We hit a deer, sort of a buzz kill. But it's fine.
You should dream of me :)
I'm going to dream of single life.
If Jon and Kate can get divorced...how hard can it be for me?
I just walked into his bathroom to see two poops floating... no toilet paper. WTF!?
i was getting a blow-job tonight in the mens bathroom of a bar and the bouncer comes in and says "bro i don't mean to cock block but you cant do that here."
I wish we couldve been like jesus and the desiples tongith
I think i smell like relationship. That's my problem.

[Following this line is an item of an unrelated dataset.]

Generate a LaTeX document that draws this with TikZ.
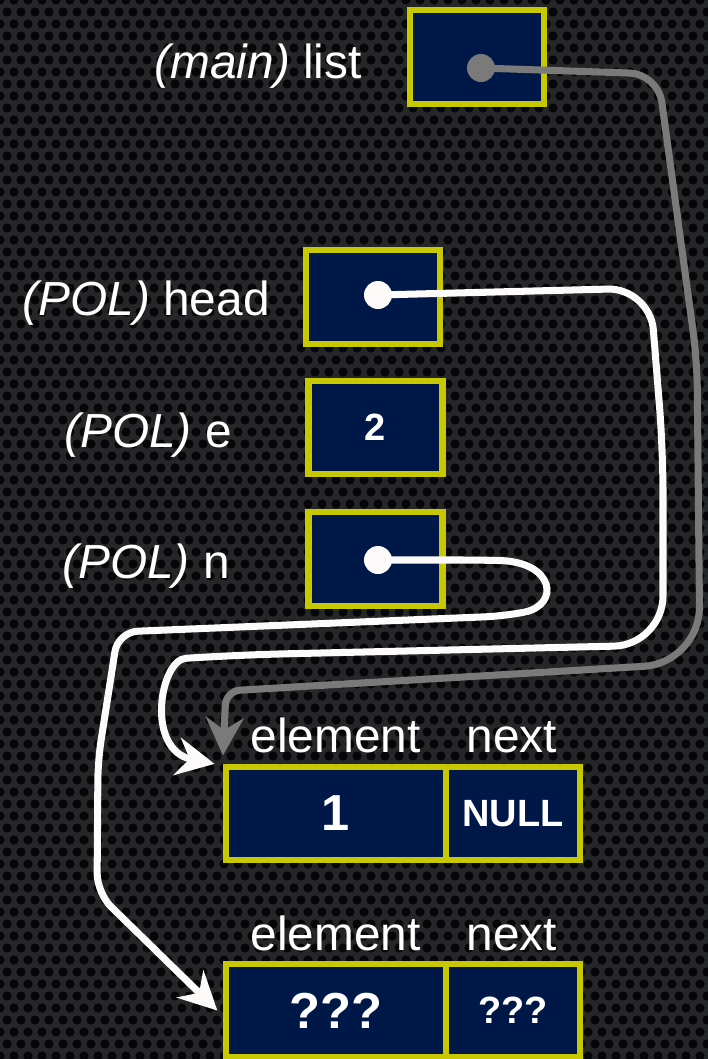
\documentclass[tikz,border=0pt]{standalone}
\usepackage{fontspec}
\setmainfont{Liberation Sans}
\usetikzlibrary{arrows.meta}
\definecolor{bgdark}{RGB}{36,38,40}
\definecolor{bghole}{RGB}{6,6,8}
\definecolor{boxnavy}{RGB}{0,24,72}
\definecolor{boxrim}{RGB}{200,200,0}
\definecolor{ptrgray}{RGB}{122,122,122}
\definecolor{ptrwhite}{RGB}{253,250,250}

\begin{document}
\begin{tikzpicture}[x=0.025cm, y=-0.025cm,
    >={Stealth[length=27pt, width=27pt, inset=9pt]},
    cell/.style={draw=boxrim, fill=boxnavy, line width=4.3pt, inner sep=0pt,
      minimum width=3.35cm, minimum height=2.33cm, text=white, font=\fontsize{27}{32}\selectfont\bfseries},
    bigval/.style={font=\fontsize{36}{42}\selectfont\bfseries},
    lbl/.style={text=white, inner sep=0pt, font=\fontsize{34}{40}\selectfont},
    dot/.style={circle, fill=ptrwhite, inner sep=0pt, minimum size=0.7cm},
    ptr/.style={line width=5pt, line cap=round}]
    \fill[bgdark] (0,0) rectangle (708,1059);
    \useasboundingbox (0,0) rectangle (708,1059);
    % perforated backdrop
    \foreach \row in {0,...,89} {
      \pgfmathsetmacro\rowshift{mod(\row,2)*7}
      \foreach \col in {0,...,51}
        \fill[bghole] (\col*14+\rowshift, \row*12) circle[radius=4.6];
    }

    % variables on the stack
    \node[cell] (mainlist) at (477,57) {};
    \node[lbl, anchor=base east] (mainlbl) at (362,78) {\textit{(main)} list};

    \node[cell] (head) at (373,297) {};
    \node[lbl, anchor=base east] (headlbl) at (270,315) {\textit{(POL)} head};

    \node[cell] (e) at (375.5,427.5) {2};
    \node[lbl, anchor=base east] (elbl) at (232,447) {\textit{(POL)} e};

    \node[cell] (n) at (375.5,559) {};
    \node[lbl, anchor=base east] (nlbl) at (230,578) {\textit{(POL)} n};

    % the two list nodes on the heap
    \node[cell, bigval, minimum width=5.5cm] (elem1) at (336,813.5) {1};
    \node[cell] (next1) at (513,813.5) {NULL};
    \node[lbl, anchor=base] (elem1lbl) at (335.5,752) {element};
    \node[lbl, anchor=base] (next1lbl) at (512,752) {next};

    \node[cell, bigval, minimum width=5.5cm] (elem2) at (336,1010.5) {???};
    \node[cell] (next2) at (513,1010.5) {???};
    \node[lbl, anchor=base] (elem2lbl) at (335.5,950) {element};
    \node[lbl, anchor=base] (next2lbl) at (512,950) {next};

    % pointers
    \node[dot, fill=ptrgray] (maindot) at (481,68) {};
    \node[dot] (headdot) at (378,295) {};
    \node[dot] (ndot) at (378,560) {};

    \draw[->, ptr, ptrgray, rounded corners=20pt] (maindot.center) -- (658,74) -- (697,360)
      [rounded corners=40pt] -- (700,663) [rounded corners=10pt] -- (226,691)
      -- ([yshift=6pt]elem1.north west);
    \draw[->, ptr, ptrwhite, rounded corners=30pt] (headdot.center) -- (650,288) -- (663,450)
      [rounded corners=35pt] -- (663,645) -- (235,655)
      .. controls (160,660) and (145,750) .. ([xshift=-6pt]elem1.north west);
    \draw[->, ptr, ptrwhite, rounded corners=14pt] (ndot.center) -- (480,560)
      .. controls (555,562) and (560,605) .. (505,616) -- (118,632) -- (98,760) -- (97,893)
      -- ([xshift=-4pt]elem2.west);
  \end{tikzpicture}
\end{document}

I dunno what he did but it both burns and feels amazing to pee
I was hooking up with this girl last night and she's on top of me with "Flux Pavilion - I can't stop" grinding in the background and I thought "Holy shit I'm going to do a lot of Molly this semester."
As we were leaving a memorial service last night he turns to me and says, is it too soon for a post funeral blowie?
I drank all the wines... and all th Doritos. Whilst watching Fat Camp. I need to reassess my values.
I woke up with a chicken in my yard
Do you not remember hopping the fence into a chicken coop and screaming "choot em'"like you were on swamp people?
No recollection, can you come help me shut this thing up
It's routine now. He comes home from work and i ride him like a cowgirl with only a few sips of wine. I love being his neighbor.
Basically we had a threesome in one room and a fivesome in the next room. Its what I like to call a win win situation.